Absolutely, it's a very common request in Bordeaux and one of the specialties of a Bordeaux private chef. If you wish to open certain bottles from your cellar (Médoc, Saint-Émilion, Pomerol, Pessac-Léognan, Sauternes…), the chef will compose a multi-course menu specifically designed to enhance them. Specify the appellations and vintages when you make your request, and the chef will propose a matching menu. Several of our chefs have a real passion for wine and know how to communicate with your personal sommelier or wine merchant if you have one.

Can we organize a meal centered around oysters from the Arcachon Basin?

Yes, that's one of the most typical requests for a meal in Bordeaux. Chefs source their oysters directly from oyster farmers in the Bassin (Cap Ferret, Arcachon, Gujan-Mestras, Andernos, Lège-Cap-Ferret) for oysters opened at the last minute or prepared in more creative ways (hot oysters with sabayon, shellfish jellies, paired with an Entre-deux-Mers or a white Pessac-Léognan).
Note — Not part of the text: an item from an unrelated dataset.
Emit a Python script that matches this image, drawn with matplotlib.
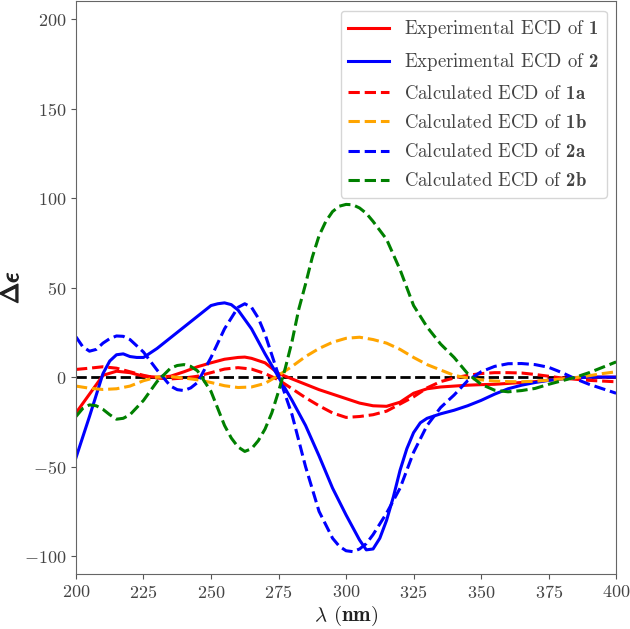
import matplotlib
matplotlib.use("Agg")
import matplotlib.pyplot as plt
import matplotlib.patheffects as pe

plt.rcParams['font.family'] = 'serif'
plt.rcParams['font.serif'] = ['cmr10']
plt.rcParams['mathtext.fontset'] = 'cm'
plt.rcParams['mathtext.rm'] = 'cmr10'
plt.rcParams['mathtext.it'] = 'cmmi10'
plt.rcParams['mathtext.bf'] = 'cmb10'
plt.rcParams['axes.formatter.use_mathtext'] = True

# Experimental ECD of 1
x_exp1 = [200, 205, 210, 215, 220, 225, 230, 235, 240, 245,
          250, 255, 260, 262.5, 265, 270, 275, 280, 285, 290, 295,
          300, 305, 310, 315, 320, 325, 330, 335, 340, 345,
          350, 355, 360, 365, 370, 375, 380, 385, 390, 395, 400]
y_exp1 = [-20, -9.5, 1, 3.3, 2.5, 0.5, 0, 0.5, 3, 5.8,
          8, 10, 11, 11.2, 10.5, 8, 2, -1, -4, -7, -9.5,
          -12, -14.5, -16, -16.3, -14, -9, -6.5, -5.5, -5, -4.5,
          -4.2, -4, -3.5, -3, -2.5, -1.7, -0.8, -0.2, 0, 0, 0]

# Experimental ECD of 2
x_exp2 = [200, 205, 210, 212.5, 215, 217.5, 220, 222.5, 225, 230, 235, 240, 245,
          250, 252.5, 255, 257.5, 260, 265, 270, 275, 280, 285, 290, 295,
          300, 305, 307.5, 310, 312.5, 315, 317.5, 320, 322.5, 325, 327.5, 330,
          335, 340, 345, 350, 355, 360, 365, 370, 375, 380, 385, 390, 395, 400]
y_exp2 = [-45, -22, 2, 9, 12.5, 13, 11.5, 11, 11, 16, 22, 28, 34,
          40, 41, 41.5, 40.5, 37.5, 27, 13, 0, -13, -27, -44, -62,
          -77, -91, -96.5, -96, -90, -80, -67, -52, -40, -31, -25.5, -23,
          -20.5, -18.5, -16, -13, -9.5, -6.5, -4.5, -3, -1.8, -1, -0.5, 0, 0, 0]

# Calculated ECD of 1a
x_1a = [200, 205, 210, 215, 220, 225, 230, 235, 240, 245,
        250, 255, 260, 265, 270, 275, 280, 285, 290, 295,
        300, 305, 310, 315, 320, 325, 330, 335, 340, 345,
        350, 355, 360, 365, 370, 375, 380, 385, 390, 395, 400]
y_1a = [4.3, 5, 5.8, 5, 3, 1, -0.5, -1, -0.5, 0.5,
        2.5, 4.5, 5.3, 4.5, 2, -1.5, -6.5, -11.5, -16, -20,
        -22.5, -22, -21, -19, -15, -11, -6, -2.5, -0.5, 1,
        2, 2.5, 2.5, 2.3, 1.5, 0.5, -0.5, -1.2, -1.8, -2.2, -2.6]

# Calculated ECD of 1b
x_1b = [200, 205, 210, 215, 220, 225, 230, 235, 240, 245,
        250, 255, 260, 265, 270, 275, 280, 285, 290, 295,
        300, 305, 310, 315, 320, 325, 330, 335, 340, 345,
        350, 355, 360, 365, 370, 375, 380, 385, 390, 395, 400]
y_1b = [-5, -6.2, -6.9, -6.5, -5, -2, 0, 0.3, -0.5, -1.5,
        -3, -4.8, -5.8, -5.5, -3.5, 1, 6, 11.5, 16, 19.5,
        21.7, 22.3, 21, 19, 15.5, 11, 7, 4, 1, -0.5,
        -1.5, -2.2, -2.5, -2.6, -2.3, -1.7, -1, -0.3, 0.8, 2, 3]

# Calculated ECD of 2a
x_2a = [200, 202.5, 205, 207.5, 210, 212.5, 215, 217.5, 220, 225, 230, 235, 237.5, 240, 242.5, 245,
        250, 255, 260, 262.5, 265, 267.5, 270, 275, 280, 285, 290, 295, 297.5,
        300, 302.5, 305, 307.5, 310, 315, 320, 325, 330, 335, 340, 345,
        350, 355, 360, 365, 370, 375, 380, 385, 390, 395, 400]
y_2a = [22.5, 17, 14.5, 15.5, 19, 21.5, 23, 22.8, 21, 14, 4, -5, -7, -7.5, -6, -3,
        11, 27, 39, 41, 39, 33, 24, 1, -21, -50, -75, -90, -94.5,
        -97, -97.5, -96, -93, -88, -76, -62, -42, -27, -17, -10, -2,
        3, 6, 7.5, 7.6, 7, 5.5, 2.5, -1, -4, -6.5, -9]

# Calculated ECD of 2b
x_2b = [200, 202.5, 205, 207.5, 210, 212.5, 215, 217.5, 220, 225, 230, 235, 237.5, 240, 242.5, 245,
        250, 255, 257.5, 260, 262.5, 265, 267.5, 270, 272.5, 275, 277.5, 280, 282.5, 285,
        287.5, 290, 292.5, 295, 297.5, 300, 302.5, 305, 307.5, 310, 315, 320, 325,
        330, 335, 340, 345, 350, 355, 360, 365, 370, 375, 380, 385, 390, 395, 400]
y_2b = [-22, -17.5, -15.5, -16, -18, -21, -23.5, -23, -21, -13, -2.5, 5, 6.5, 7, 6, 3.5,
        -8, -27, -34, -39, -41.5, -40, -35.5, -29, -20, -8, 5, 20, 38, 52,
        67, 79, 87, 92.5, 95.5, 96.5, 96.3, 94.5, 91.5, 87, 77, 60, 40,
        28, 18.5, 11, 2, -4, -7.3, -8.2, -7.5, -6.3, -4, -2, 0, 2.5, 5.5, 8.5]

labels = [r'Experimental ECD of $\mathbf{1}$',
          r'Experimental ECD of $\mathbf{2}$',
          r'Calculated ECD of $\mathbf{1a}$',
          r'Calculated ECD of $\mathbf{1b}$',
          r'Calculated ECD of $\mathbf{2a}$',
          r'Calculated ECD of $\mathbf{2b}$']
series = [(x_exp1, y_exp1), (x_exp2, y_exp2), (x_1a, y_1a),
          (x_1b, y_1b), (x_2a, y_2a), (x_2b, y_2b)]
colors = ['red', 'blue', 'red', 'orange', 'blue', 'green']
styles = ['-', '-', '--', '--', '--', '--']

fig, ax = plt.subplots(figsize=(6.30, 6.29), dpi=100)
fig.subplots_adjust(left=0.1206, right=0.978, bottom=0.0874, top=0.998)

ax.plot([200, 400], [0, 0], color='black', linestyle='--', linewidth=2)
for (x, y), c, s, lab in zip(series, colors, styles, labels):
    ax.plot(x, y, color=c, linestyle=s, linewidth=2.2, label=lab)

ax.set_xlim(200, 400)
ax.set_ylim(-110, 210)
ax.set_xticks([200, 225, 250, 275, 300, 325, 350, 375, 400])
ax.set_yticks([-100, -50, 0, 50, 100, 150, 200])
ax.tick_params(labelsize=13, labelcolor='#444444', color='#555555')
for sp in ax.spines.values():
    sp.set_color('#666666')

ax.set_xlabel(r'$\lambda$ $(\mathbf{nm})$', fontsize=15, color='#222222', labelpad=2)
ylab = ax.set_ylabel(r'$\Delta\epsilon$', fontsize=18, color='#222222')
ylab.set_path_effects([pe.withStroke(linewidth=0.9, foreground='#222222')])
ax.yaxis.set_label_coords(-0.098, 0.5)

leg = ax.legend(loc='upper right', fontsize=13.5, labelcolor='#444444',
                handlelength=2.2, labelspacing=0.6)
for t in leg.get_texts():
    t.set_math_fontfamily('custom')

fig.savefig('out.png', dpi=100)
It's the perfect starter for a Bordeaux dinner. Chefs will guide you on the ideal season and sizes suitable for your menu.
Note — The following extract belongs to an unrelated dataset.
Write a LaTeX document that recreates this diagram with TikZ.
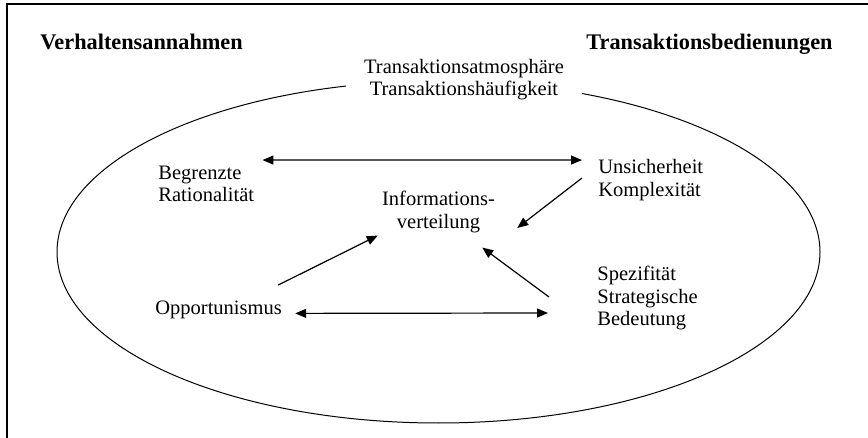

What are the booking deadlines during the Primeurs and the harvest?

Bordeaux has a notable wine calendar that affects chef availability. For Primeurs week (early April), the global gathering for merchants and critics to taste the barrel-aged vintage, plan 6 to 8 weeks in advance, as chefs are heavily sought after by chateaux and merchants. During the harvest (September-October), allow 3 to 4 weeks, and even more if you wish to dine at a wine estate. For Vinexpo (every two years in June), allow the same timeframe. Outside of these periods, 1 to 2 weeks are generally sufficient. For large receptions (20+ guests), plan for a minimum of 6 weeks year-round.
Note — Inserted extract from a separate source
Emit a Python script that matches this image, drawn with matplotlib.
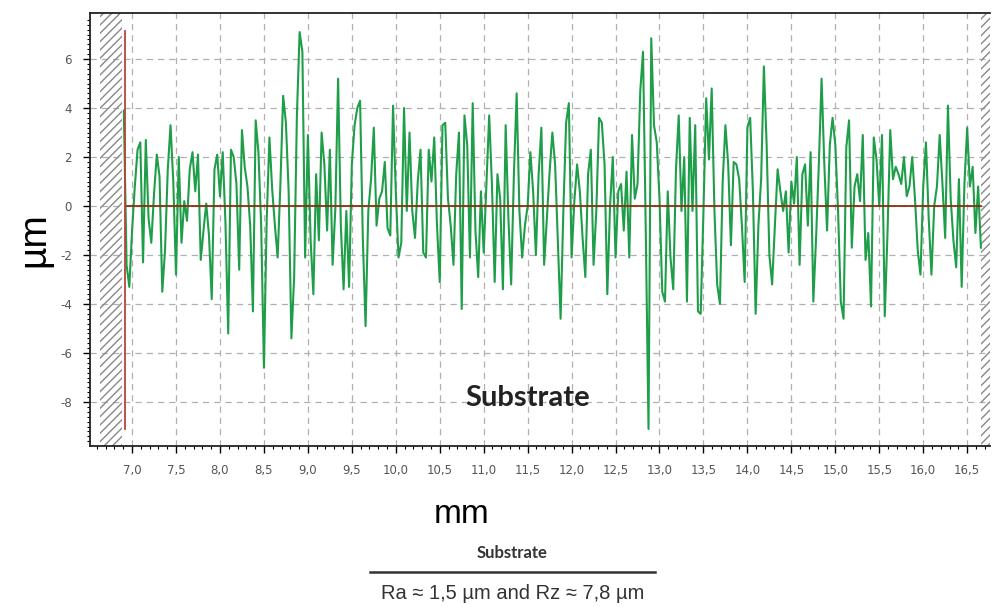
import numpy as np
import matplotlib
matplotlib.use("Agg")
import matplotlib.pyplot as plt

step_mm = 1 / 32
z_head = [3.9, -2.4, -3.3]          # 6.906 .. 6.969 mm
z_07 = [-1.0, 0.8, 2.3, 2.6, -2.3, 2.7, -0.5, -1.5, 0.5, 2.1, 1.2, -3.5, -1.8, 1.5, 3.3, 1.0,
        -2.8, 2.0, -1.5, 0.2, -0.6, 1.5, 2.2, 0.6, 2.1, -2.2, -1.0, 0.1, -1.2, -3.8, 1.5, 2.1]
z_08 = [0.4, 2.2, -0.7, -5.2, 2.3, 2.0, 0.9, -2.6, 3.1, 1.6, 0.8, -0.8, -4.3, 3.5, 2.2, -0.8,
        -6.6, -0.6, 2.8, 0.7, -0.8, -2.1, 0.9, 4.5, 3.4, 0.6, -5.4, -2.9, 3.7, 7.1, 6.3, -2.1]
z_09 = [2.9, -1.4, -3.6, 1.3, -1.4, 3.0, 1.7, -1.0, 2.3, -2.4, -0.1, 5.2, -0.8, -3.4, -0.2, -3.3,
        1.7, 3.3, 4.0, 4.3, -1.3, -4.9, -0.2, 1.1, 3.2, -0.8, 0.3, 0.6, 1.8, -0.9, -1.2, 4.1]
z_10 = [0.6, -2.1, -1.5, 4.0, -0.2, 3.0, -0.2, -1.3, 1.0, 2.3, -1.9, -2.1, 2.3, 1.0, 2.8, -0.8,
        -3.1, 3.3, 3.4, 0.3, -0.8, -2.4, 1.3, 3.0, -4.2, 3.7, 2.5, -2.1, 4.2, -1.0, -2.9, 0.6]
z_11 = [-1.9, 0.9, 3.7, 0.9, -3.1, 1.3, 0.3, -3.4, 3.3, -0.5, -3.2, 1.3, 4.6, -0.2, -2.1, -0.8,
        0.0, 2.2, 0.6, -2.0, 1.3, 3.2, -2.4, -0.5, 1.4, 3.0, 1.7, -1.4, -4.6, -0.2, 3.4, 4.2]
z_12 = [-2.1, 0.2, 1.7, 0.6, -1.3, -2.9, 1.3, 2.3, -2.4, -0.2, 3.6, 3.4, 1.7, -3.6, 0.0, 2.0,
        -2.1, 0.6, 0.9, -1.0, 1.4, -2.1, 2.9, 0.3, 0.9, 4.7, 6.3, -1.0, -9.1, 6.85, 3.3, 2.6]
z_13 = [0.3, -3.5, -3.9, 0.6, -2.1, -3.4, 1.5, 3.7, -0.2, 2.0, -3.9, 3.6, -0.2, 3.3, -4.3, -4.4,
        -0.2, 4.4, 1.9, 4.8, -0.2, -3.2, -4.0, 1.0, 3.3, 1.7, -1.6, 1.8, 1.7, 1.1, -0.8, -3.1]
z_14 = [3.2, 3.6, 0.6, -4.4, -0.8, 1.1, 5.7, 2.5, -2.0, -3.2, -0.8, 1.5, 0.6, -0.2, 0.6, -1.9,
        1.0, 0.1, 2.0, -2.4, 1.3, 1.7, -0.8, 2.2, -3.9, -1.3, 1.7, 5.2, 1.7, -1.0, 2.5, 3.6]
z_15 = [2.5, -0.2, -3.9, -4.6, 2.4, 3.5, -1.7, 0.8, 1.3, 0.2, 2.9, -2.2, -1.1, -4.1, 2.8, 1.9,
        0.0, 2.9, -4.5, -1.1, 3.1, 1.1, 1.6, 1.3, 0.9, 2.0, 0.4, 0.8, 2.0, 0.3, -1.8, -2.8]
z_16 = [0.8, 2.6, -0.5, -2.8, 0.0, 0.8, 2.9, 0.9, -1.3, 4.1, 0.3, -1.4, -2.5, 1.1, -3.3, 0.9,
        3.2, 0.8, 1.6, -1.1, 0.8, -1.7]

z = np.array(z_head + z_07 + z_08 + z_09 + z_10 + z_11 + z_12 + z_13 + z_14 + z_15 + z_16)
x = 7.0 + (np.arange(len(z)) - len(z_head)) * step_mm

x_ticks = np.arange(7.0, 16.51, 0.5)
y_ticks = np.arange(-8, 7, 2)

fig = plt.figure(figsize=(9.95, 6.07), dpi=100)
ax = fig.add_axes([0.0905, 0.265, 0.9045, 0.7136])

# hatched dead zones at both ends
ax.axvspan(6.636, 6.885, facecolor="none", edgecolor="#888888", hatch="////", linewidth=0)
ax.axvspan(16.655, 16.76, facecolor="none", edgecolor="#888888", hatch="////", linewidth=0)

ax.plot(x, z, color="#1f9e4a", linewidth=1.5, zorder=3)
ax.plot([x[1], x[-1]], [0, 0], color="#8b2e0f", linewidth=1.3, zorder=4)
ax.plot([6.915, 6.915], [-9.1, 7.15], color="#b5473a", linewidth=1.3, zorder=4)

ax.set_xlim(6.522, 16.76)
ax.set_ylim(-9.8, 7.88)
ax.set_xticks(x_ticks)
ax.set_xticklabels([f"{v:.1f}".replace(".", ",") for v in x_ticks])
ax.set_yticks(y_ticks)
ax.set_yticklabels([str(v) for v in y_ticks])
ax.set_xticks(np.arange(6.6, 16.75, 0.1), minor=True)
ax.set_yticks(np.arange(-9.6, 7.7, 0.2), minor=True)
ax.tick_params(which="major", direction="out", length=5, width=1, labelsize=8.5,
               labelcolor="#555555", pad=8)
ax.tick_params(which="minor", direction="out", length=2.5, width=0.8)
ax.grid(True, which="major", linestyle=(0, (5, 4)), color="#b0b0b0", linewidth=0.9)
ax.set_axisbelow(True)
ax.spines["right"].set_visible(False)
for s in ["left", "bottom", "top"]:
    ax.spines[s].set_linewidth(1.3)
    ax.spines[s].set_color("#222222")

ax.text(0.486, 0.11, "Substrate", transform=ax.transAxes, ha="center", va="center",
        fontsize=21, fontweight="bold", family=["Lato", "DejaVu Sans"], color="#222222")

narrow = ["Liberation Sans Narrow", "Liberation Sans", "DejaVu Sans"]
fig.text(0.035, 0.605, "µm", rotation=90, ha="center", va="center", fontsize=28, family=narrow)
fig.text(0.464, 0.152, "mm", ha="center", va="center", fontsize=24, family=narrow)

fig.text(0.515, 0.089, "Substrate", ha="center", va="center", fontsize=12,
         fontweight="bold", family=["Lato", "DejaVu Sans"], color="#333333")
fig.add_artist(plt.Line2D([0.372, 0.658], [0.058, 0.058], color="#333333", linewidth=1.8))
fig.text(0.515, 0.023, "Ra ≈ 1,5 µm and Rz ≈ 7,8 µm", ha="center", va="center", fontsize=14.5,
         family=narrow, color="#333333")

fig.savefig("out.png", dpi=100)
Do the chefs offer menus that reimagine classic Bordeaux cuisine?

Certainly, and that's one of the strengths of our Bordeaux chefs. You can request a menu featuring regional classics: entrecôte with Bordelaise sauce (with or without bone marrow), lamprey Bordelaise style, Pauillac lamb, duck and confit from the Southwest, homemade foie gras, porcini mushrooms in season, cannelé revisited as a dessert, Grand Marnier soufflé. The chefs know how to modernize these classics without losing their essence—lighter Bordelaise sauce, individual cocotte-cooked lamprey, duck confit with Bordelaise glaze. For those who prefer more contemporary cuisine, they also offer menus focused on the broader flavors of the Southwest.

Does the chef source ingredients from the Marché des Capucins and local producers?

Yes, this is the signature of a Bordeaux private chef. The Capucins market, nicknamed "the belly of Bordeaux," is their primary source of supply on the morning of your event: fish and seafood from the Arcachon Bay, meats from the Southwest (Pauillac lamb, Bazas beef), vegetables from Gironde market gardeners, and aged cheeses. At the Bacalan market halls, they find artisanal products. For oysters and seafood, they have direct connections with oyster farmers in the Arcachon Bay. For poultry and duck, they source from breeders in the Landes and Périgord regions.